Conflict about junk food has intensified since late 2001, when a Surgeon General's report called obesity an "epidemic." Since that time, the White House has repeatedly weighed in on the side of Big Food. It worked hard to weaken the World Health Organization's global anti-obesity strategy and went so far as to question the scientific basis for "the linking of fruit and vegetable consumption to decreased risk of obesity and diabetes." Former Health and Human Services Secretary Tommy Thompson -- then our nation's top public-health officer -- even told members of the Grocery Manufacturers Association to "'go on the offensive' against critics blaming the food industry for obesity," according to a November 12, 2002, GMA news release.
Growing industry influence is also apparent at the President's Council on Physical Fitness. What companies has the government invited to be partners with the council's Challenge program? Coca-Cola, Burger King, General Mills, Pepsico and other blue chip members of the "obesity lobby."
In January the council's chair, former NFL star Lynn Swann, took money to appear at a public relations event for the National Automatic Merchandising Association, a vending machine trade group activists have been battling on in-school sales of junk food.
Not a lot of subtlety is required to understand what's driving Administration policy. It's large infusions of cash. In 2004 "Rangers," who bundled at least $200,000 each to the Bush/Cheney campaign, included Barclay Resler, vice president for government and public affairs at Coca-Cola; Robert Leebern Jr., president of federal affairs at Troutman Sanders PAG, lobbyist for Coca-Cola; Richard Hohlt of Hohlt & Co., lobbyist for Altria, which owns about 85 percent of Kraft foods; and José "Pepe" Fanjul, president, vice chairman and COO of Florida Crystals Corp., one of the nation's major sugar producers. Hundred-thousand-dollar men include Kirk Blalock and Marc Lampkin, both Coke lobbyists, and Joe Weller, chairman and CEO, Nestle USA. Altria also gave $250,000 to Bush's inauguration this year, and Coke and Pepsi gave $100,000 each. These gifts are in addition to substantial sums given during the 2000 campaign.
Less than a month after Cadbury Schweppes, the candy and soda company, gave a multimillion-dollar grant to the American Diabetes Association, the association's chief medical and scientific officer claimed that sugar has nothing to do with diabetes, or with weight.

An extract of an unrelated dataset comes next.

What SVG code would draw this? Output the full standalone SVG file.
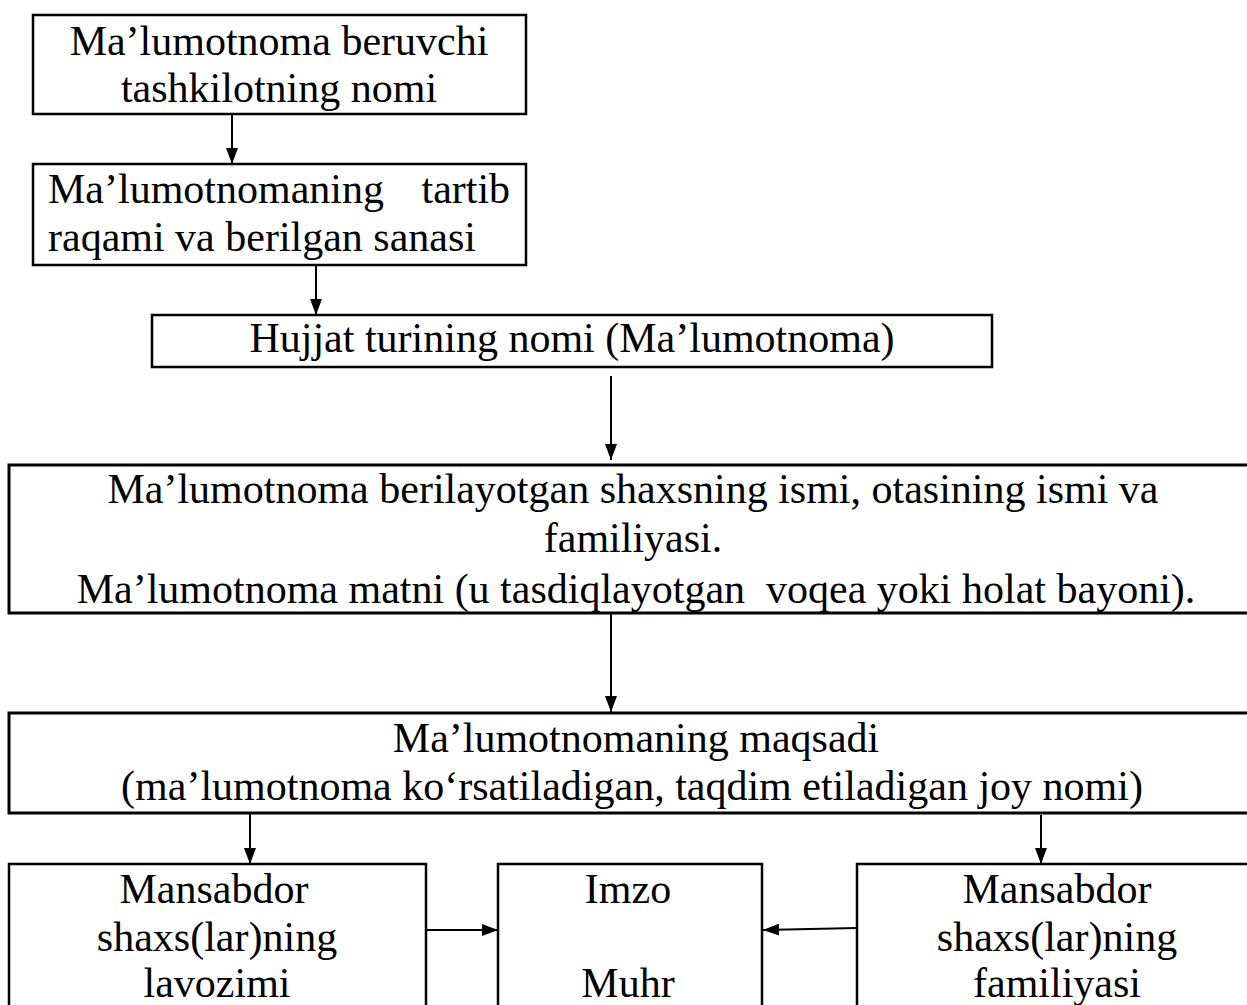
<svg xmlns="http://www.w3.org/2000/svg" width="1247" height="1005" viewBox="0 0 1247 1005">
<style>
.box{fill:#fff;stroke:#000;stroke-width:2.5}
.thick{stroke-width:3}
text{font-family:"Liberation Serif","Times New Roman",serif;font-size:42px;fill:#000}
.c{text-anchor:middle}
.conn line{stroke:#000;stroke-width:2}
</style>
<defs>
<marker id="ah" markerWidth="16" markerHeight="12" refX="16" refY="6" orient="auto" markerUnits="userSpaceOnUse">
<path d="M0,0 L16,6 L0,12 z" fill="#000"/>
</marker>
</defs>
<rect width="1247" height="1005" fill="#fff"/>
<g id="n1">
<rect class="box" x="33" y="15" width="493" height="99"/>
<text class="c" x="279" y="55">Ma’lumotnoma beruvchi</text>
<text class="c" x="279" y="102">tashkilotning nomi</text>
</g>
<g id="n2">
<rect class="box" x="33" y="164" width="493" height="101"/>
<text x="48" y="203" style="word-spacing:27px">Ma’lumotnomaning tartib</text>
<text x="48" y="251">raqami va berilgan sanasi</text>
</g>
<g id="n3">
<rect class="box" x="152" y="315" width="840" height="52"/>
<text class="c" x="572" y="352">Hujjat turining nomi (Ma’lumotnoma)</text>
</g>
<g id="n4">
<rect class="box thick" x="9" y="465" width="1248" height="148"/>
<text class="c" x="633" y="503">Ma’lumotnoma berilayotgan shaxsning ismi, otasining ismi va</text>
<text class="c" x="633" y="552">familiyasi.</text>
<text class="c" x="636" y="603" xml:space="preserve">Ma’lumotnoma matni (u tasdiqlayotgan  voqea yoki holat bayoni).</text>
</g>
<g id="n5">
<rect class="box thick" x="9" y="713" width="1248" height="100"/>
<text class="c" x="636" y="752">Ma’lumotnomaning maqsadi</text>
<text class="c" x="632" y="800">(ma’lumotnoma ko‘rsatiladigan, taqdim etiladigan joy nomi)</text>
</g>
<g id="n6">
<rect class="box" x="9" y="864" width="417" height="160"/>
<text class="c" x="214" y="903">Mansabdor</text>
<text class="c" x="217" y="951">shaxs(lar)ning</text>
<text class="c" x="217" y="997">lavozimi</text>
</g>
<g id="n7">
<rect class="box" x="498" y="864" width="264" height="160"/>
<text class="c" x="628" y="903">Imzo</text>
<text class="c" x="628" y="997">Muhr</text>
</g>
<g id="n8">
<rect class="box" x="857" y="864" width="400" height="160"/>
<text class="c" x="1057" y="903">Mansabdor</text>
<text class="c" x="1057" y="951">shaxs(lar)ning</text>
<text class="c" x="1057" y="997">familiyasi</text>
</g>
<g id="connectors" class="conn">
<line x1="232" y1="114" x2="232" y2="164" marker-end="url(#ah)"/>
<line x1="316" y1="265" x2="316" y2="315" marker-end="url(#ah)"/>
<line x1="611" y1="376" x2="611" y2="460" marker-end="url(#ah)"/>
<line x1="611" y1="614" x2="611" y2="712" marker-end="url(#ah)"/>
<line x1="250" y1="813" x2="250" y2="864" marker-end="url(#ah)"/>
<line x1="1041" y1="815" x2="1041" y2="864" marker-end="url(#ah)"/>
<line x1="426" y1="930" x2="498" y2="930" marker-end="url(#ah)"/>
<line x1="857" y1="928" x2="763" y2="930" marker-end="url(#ah)"/>
</g>
</svg>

Industry has also bankrolled front groups like the Center for Consumer Freedom, an increasingly influential Washington outfit that demonizes public-health advocates as the "food police" and promotes the industry point of view.
Meanwhile, public opinion is solidly behind more restrictions on junk food marketing aimed at children, especially in schools. A February Wall Street Journal poll found that 83 percent of American adults believe "public schools need to do a better job of limiting children's access to unhealthy foods like snack foods, sugary soft drinks and fast food." Interestingly, this is a crossover issue between red and blue states. Concern about obesity and excessive junk food marketing to kids is shared by people across the political spectrum, and some conservatives, such as Texas Agriculture Commissioner Susan Combs and the Eagle Forum's Phyllis Schlafly, as well as California Governor Arnold Schwarzenegger, have argued for restricting junk food marketing to children.
A vigorous government response would clearly garner the sympathy of the majority of Americans. The growing chasm between what the public wants and the Administration's protection of the profits of Big Food is a powerful example of the decline of democracy in this country. Let them eat chips!